Back to the Sharks and their problems, questions have to be asked: Why did Gold arrive so late to take over the reins? Contracts elsewhere? Money? These things are happening on John Smit’s watch. What has he had to say? Nothing I’ve read. If you take the praise when you’re in charge and things go right, when things go wrong, take it on the chin. I noted with interest, Brian van Zyl, former CEO, had some guarded things to say in the Sunday Times last week. Are there too many ‘Chiefs’ at the NRU? There’re certainly enough’ Indians’ contracted, as mentioned last week. What’s that I read too about a ‘revolt’ of senior players when Jake White was in charge? Why did White sail off into the Pacific sunset so soon any way? He left the Brumbies in a hurry? It’s all baffling.
To get back to rugby on the field: the Lions, apart from a ridiculous patch of not going for poles and buggering about with ten minutes of what looked like ‘touch rugby’ in the second half, played with their now expected sustained attack, founded on devastatingly effective defence.

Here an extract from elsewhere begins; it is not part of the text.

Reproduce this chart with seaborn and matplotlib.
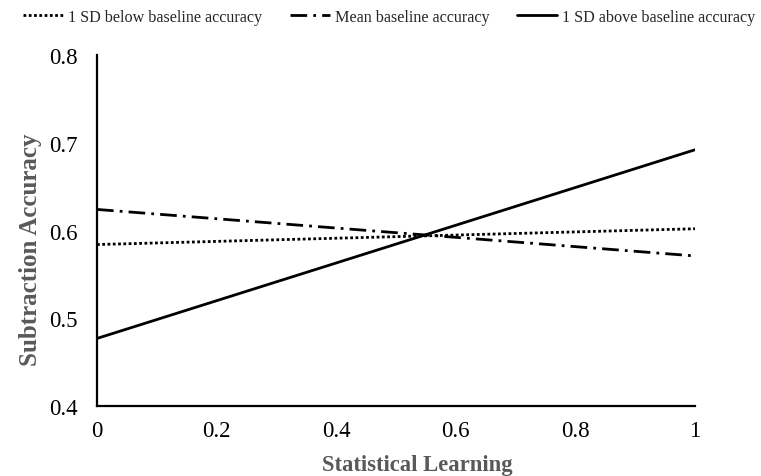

To their credit, the Sharks ‘came back’ and lost narrowly, but they did not deserve to win. A lot of hard thinking has to be done. There’s simply got to be an infusion of tough, strong, reasonable and intelligent leadership. The talent is there. L 23 –SH -21
(After the blog a fortnight ago I was asked if I had exaggerated the swearing of the British and Irish Lions coaches on the documentary I had viewed. The answer is ‘absolutely not’. ( Look for yourself if you wish to: it’s on line. I began to think it was more of a Northern Hemisphere thing. Remember the All Black prop, Richard Loe, a few years ago saying he was shocked when he played his first match for a French team. In the dressing room, every player was donning a cricket box! Grabbing the privates of opponents was and remains – remember the anger of Adriaan Strauss in a recent match versus the French – part of so-called ‘tactics’. But then I recalled playing rugby in the Eastern Province while at Rhodes! University – head high tackles, late tackles, ‘maak oop’ and hit the pinned hooker in the mouth, rake the bodies and kick those on the ground. It was horrendous!)
Are the scrums getting better? Lorraine Mullins, who played for Rhodes University and Keble College at Oxford many years ago, wrote to make comments on the scrum and its role in modern rugby: his main argument revolves around the fact that they waste time. He has a point: I mean if there are say fifteen scrums in a match, each taking two minutes to set and reset etc. that’s thirty minutes out of eighty! Lorraine asks how on earth refs know for sure which prop has transgressed. I recall Robbie Kempson, former Springbok prop, saying a few seasons ago when a defending prop was penalised in a scrum five yards from his own try line, “ No prop in his right mind is going to deliberately foul in that position. It’s crazy.”